ACOMPAÑAR A MARÍA
Meditando el Evangelio desde el Corazón de la Madre
(Fuente: Espada de Dos Filos II, n. 45)
«María, por su parte, guardaba todas estas cosas y las meditaba en su corazón» (Lc 2, 19)
VIERNES SANTO
Pasión de nuestro Señor Jesucristo según san Juan 19, 1-16
Entonces se lo entregó para que lo crucificaran.
«Hijos míos: reciban el don de la fortaleza y acompáñenme; oremos al Padre suplicando misericordia. Vamos al encuentro de mi Hijo, para fortalecer su voluntad, para alentar su entrega, entregándonos con Él, mientras extiende los brazos, soportando el dolor en cada golpe de cada martillazo, mientras su carne es traspasada y desgarrada, y su sangre brota sin parar, vistiendo la desnudez de su humanidad con la sangre de su divinidad, y su carne y su sangre es exaltada en la cruz, mientras Dios es humillado hasta la muerte.
Y yo permanezco aquí, totalmente humillada, pero fuerte, al pie de la cruz de mi Hijo, diciendo sí, mientras ustedes me acompañan y dicen sí, contemplándolo totalmente entregado, destrozado, muerto; su costado abierto y su corazón expuesto, y las súplicas de su Madre escuchadas y atendidas, derramadas en un mar de sangre y agua viva, que brota del corazón de Dios, que es misericordia.
Ahora miren la cruz, sin Él, sin nada, vacía. Adoren la cruz, que lo sostuvo para redimir al mundo. Amen la cruz, que era madero inerte, y que con su muerte es ahora un árbol de Vida. Abracen la cruz, que abrazó Él para abrazar al mundo y hacerse suyo, y hacerlo suyo. Únanse a la cruz de salvación, que es fuente de vida, fuente de amor y fuente de la eterna alegría. Miren su cuerpo en mis brazos, destrozado, ya sin sangre, sin Él, sin nada, vacío. Compadezcan mi sufrimiento y mi dolor. Miren el cuerpo muerto de mi Hijo en mis brazos, marcado por el pecado de los hombres. Miren mi contrariedad, recordando el anuncio del ángel del Señor, la felicidad al recibir el don más grande, la encarnación del Verbo, el Hijo de Dios, hecho carne de mi carne y sangre de mi sangre.
Y ahora aquí estoy yo, con el fruto bendito de mi vientre en los brazos, sin vida, porque la entregó en manos de los que le quitaron la vida, para recuperarla de nuevo para ellos. La soledad me destroza el alma, pero me queda la fe, la esperanza y la caridad. De estas, la caridad es la más grande. Pero por la fe creo y uno mi voluntad a la de Dios. Por la esperanza creo y espero su resurrección.

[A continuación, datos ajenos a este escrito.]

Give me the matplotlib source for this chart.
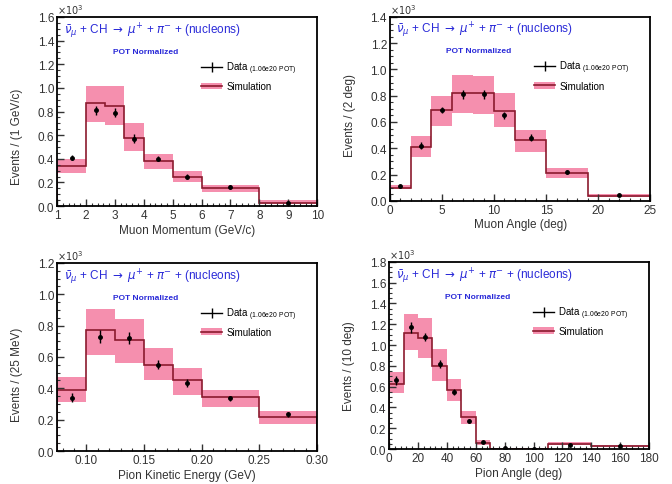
import numpy as np
import matplotlib
matplotlib.use('Agg')
import matplotlib.pyplot as plt
from matplotlib.ticker import MultipleLocator, AutoMinorLocator, FormatStrFormatter
from matplotlib.patches import Patch
from matplotlib.lines import Line2D

plt.rcParams['font.family'] = ['Liberation Sans', 'DejaVu Sans']

# Muon momentum (x10^3 events / 1 GeV/c)
mom_edges = [1, 2, 2.67, 3.33, 4, 5, 6, 8, 10]
mom_sim = [0.34, 0.87, 0.85, 0.58, 0.38, 0.25, 0.15, 0.03]
mom_lo = [0.28, 0.71, 0.69, 0.47, 0.31, 0.20, 0.12, 0.015]
mom_hi = [0.40, 1.02, 1.02, 0.70, 0.44, 0.30, 0.18, 0.05]
mom_data = [0.41, 0.81, 0.79, 0.57, 0.40, 0.25, 0.16, 0.03]
mom_err = [0.02, 0.04, 0.04, 0.04, 0.02, 0.02, 0.015, 0.01]

# Muon angle (x10^3 events / 2 deg)
ang_edges = [0, 2, 4, 6, 8, 10, 12, 15, 19, 25]
ang_sim = [0.10, 0.41, 0.69, 0.82, 0.82, 0.68, 0.46, 0.21, 0.035]
ang_lo = [0.09, 0.33, 0.57, 0.67, 0.66, 0.56, 0.37, 0.17, 0.025]
ang_hi = [0.12, 0.49, 0.80, 0.96, 0.95, 0.82, 0.54, 0.25, 0.05]
ang_data = [0.11, 0.42, 0.69, 0.81, 0.81, 0.65, 0.48, 0.22, 0.045]
ang_err = [0.01, 0.025, 0.025, 0.035, 0.035, 0.025, 0.025, 0.015, 0.01]

# Pion kinetic energy (x10^3 events / 25 MeV)
ke_edges = [0.075, 0.10, 0.125, 0.15, 0.175, 0.20, 0.25, 0.30]
ke_sim = [0.39, 0.77, 0.705, 0.55, 0.455, 0.345, 0.22]
ke_lo = [0.31, 0.61, 0.56, 0.45, 0.36, 0.28, 0.17]
ke_hi = [0.47, 0.905, 0.845, 0.655, 0.53, 0.39, 0.256]
ke_data = [0.34, 0.73, 0.72, 0.55, 0.435, 0.335, 0.235]
ke_err = [0.03, 0.04, 0.04, 0.03, 0.025, 0.015, 0.015]

# Pion angle (x10^3 events / 10 deg)
pa_edges = [0, 10, 20, 30, 40, 50, 60, 70, 90, 110, 140, 180]
pa_sim = [0.63, 1.12, 1.07, 0.80, 0.57, 0.31, 0.06, 0.005, 0.005, 0.05, 0.03]
pa_lo = [0.54, 0.95, 0.88, 0.65, 0.46, 0.24, 0.04, 0.0, 0.0, 0.035, 0.02]
pa_hi = [0.74, 1.30, 1.26, 0.96, 0.67, 0.37, 0.085, 0.01, 0.01, 0.065, 0.04]
pa_data = [0.66, 1.17, 1.08, 0.82, 0.55, 0.27, 0.065, 0.01, 0.0, 0.04, 0.03]
pa_err = [0.04, 0.05, 0.04, 0.04, 0.03, 0.02, 0.01, 0.005, 0.005, 0.01, 0.005]

pink = '#f26a93'
simline = '#8b1a2e'
blue = '#2a2ad8'
reaction = r'$\bar{\nu}_{\mu}$ + CH $\rightarrow$ $\mu^{+}$ + $\pi^{-}$ + (nucleons)'

panels = [
    dict(pos=[0.085, 0.573, 0.387, 0.390], edges=mom_edges, sim=mom_sim, lo=mom_lo, hi=mom_hi,
         data=mom_data, err=mom_err, xlim=(1, 10), ylim=(0, 1.6), xmaj=1, xfmt='%d',
         xlabel='Muon Momentum (GeV/c)', ylabel='Events / (1 GeV/c)', ly=0.37),
    dict(pos=[0.580, 0.584, 0.388, 0.379], edges=ang_edges, sim=ang_sim, lo=ang_lo, hi=ang_hi,
         data=ang_data, err=ang_err, xlim=(0, 25), ylim=(0, 1.4), xmaj=5, xfmt='%d',
         xlabel='Muon Angle (deg)', ylabel='Events / (2 deg)', ly=0.47),
    dict(pos=[0.085, 0.068, 0.387, 0.388], edges=ke_edges, sim=ke_sim, lo=ke_lo, hi=ke_hi,
         data=ke_data, err=ke_err, xlim=(0.075, 0.30), ylim=(0, 1.2), xmaj=0.05, xfmt='%.2f',
         xlabel='Pion Kinetic Energy (GeV)', ylabel='Events / (25 MeV)', ly=0.41),
    dict(pos=[0.579, 0.072, 0.387, 0.386], edges=pa_edges, sim=pa_sim, lo=pa_lo, hi=pa_hi,
         data=pa_data, err=pa_err, xlim=(0, 180), ylim=(0, 1.8), xmaj=20, xfmt='%d',
         xlabel='Pion Angle (deg)', ylabel='Events / (10 deg)', ly=0.45),
]

fig = plt.figure(figsize=(6.72, 4.85), dpi=100)

for p in panels:
    ax = fig.add_axes(p['pos'])
    e = np.array(p['edges'], dtype=float)
    sim = np.array(p['sim'])
    ax.stairs(p['hi'], e, baseline=p['lo'], fill=True, color=pink, alpha=0.75, lw=0)
    ax.stairs(sim, e, color=simline, lw=1.2)
    centers = 0.5 * (e[:-1] + e[1:])
    ax.errorbar(centers, p['data'], yerr=p['err'], fmt='o', color='black', ms=2.5,
                elinewidth=1, capsize=0)
    ax.set_xlim(*p['xlim'])
    ax.set_ylim(*p['ylim'])
    ax.xaxis.set_major_locator(MultipleLocator(p['xmaj']))
    ax.xaxis.set_major_formatter(FormatStrFormatter(p['xfmt']))
    ax.yaxis.set_major_locator(MultipleLocator(0.2))
    ax.yaxis.set_major_formatter(FormatStrFormatter('%.1f'))
    ax.xaxis.set_minor_locator(AutoMinorLocator(5))
    ax.yaxis.set_minor_locator(AutoMinorLocator(4))
    ax.tick_params(which='both', direction='in', top=False, right=False, labelsize=8.5,
                   pad=2, colors='#333333')
    ax.tick_params(which='major', length=5, width=1)
    ax.tick_params(which='minor', length=2.5, width=0.8)
    for s in ax.spines.values():
        s.set_linewidth(1.3)
    ax.set_xlabel(p['xlabel'], fontsize=8.5, color='#333333', labelpad=2)
    ax.set_ylabel(p['ylabel'], fontsize=8.5, color='#333333', labelpad=4)
    ax.yaxis.set_label_coords(-0.13, p['ly'])
    ax.text(0.0, 1.005, r'$\times10^{3}$', transform=ax.transAxes, fontsize=7,
            ha='left', va='bottom', color='#333333')
    ax.text(0.025, 0.93, reaction, transform=ax.transAxes, fontsize=8.5, color=blue,
            ha='left', va='center')
    ax.text(0.34, 0.815, 'POT Normalized', transform=ax.transAxes, fontsize=6,
            fontweight='bold', color=blue, ha='center', va='center')
    handles = [
        Line2D([0], [0], color='black', lw=1, marker='|', ms=7, mew=1),
        (Patch(facecolor=pink, alpha=0.75), Line2D([0], [0], color=simline, lw=1.2)),
    ]
    ax.legend(handles, ['Data $\\mathregular{_{(1.06e20\\ POT)}}$', 'Simulation'],
              loc='upper left', bbox_to_anchor=(0.52, 0.82), frameon=False,
              fontsize=7, handlelength=2.2, handletextpad=0.4, labelspacing=0.55)

plt.savefig('out.png', dpi=100)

Por la caridad acojo a todos mis hijos a los que, por uno, me entregó, para reunirlos en mi abrazo maternal hasta que vuelva.
Miren cómo se llevan su cuerpo a esa cama de piedra, oscura y fría. Miren el sepulcro de piedra y mírenlo a Él, envuelto en un lienzo, en el que parece solo el cuerpo de un hombre, pero es el cuerpo del Hijo de Dios, y es Dios y es hombre. Miren cómo cierran la puerta y me dejan afuera, sola, sin Él. Miren cómo todos se van. Acompáñenme, consuélenme, unan sus lágrimas con las mías, compartan conmigo el dolor y el sufrimiento de mi corazón, y nunca me abandonen.
Mi Hijo Jesús entregó su espíritu en las manos de su Padre, totalmente abandonado a su confianza, para enseñarles a ustedes a hacer lo mismo: a entregarle su voluntad a aquel que los ha creado, y que tanto los ha amado, que les dio a su único Hijo, para que todo el que crea en Él no muera, sino que tenga vida eterna.
El Señor duerme en la paz de la esperanza en su resurrección, pero no los ha dejado solos. Él, que ha derramado su sangre hasta la última gota, les ha dado todo, hasta su vida. Él les da mi compañía. Aquí tienen a su Madre».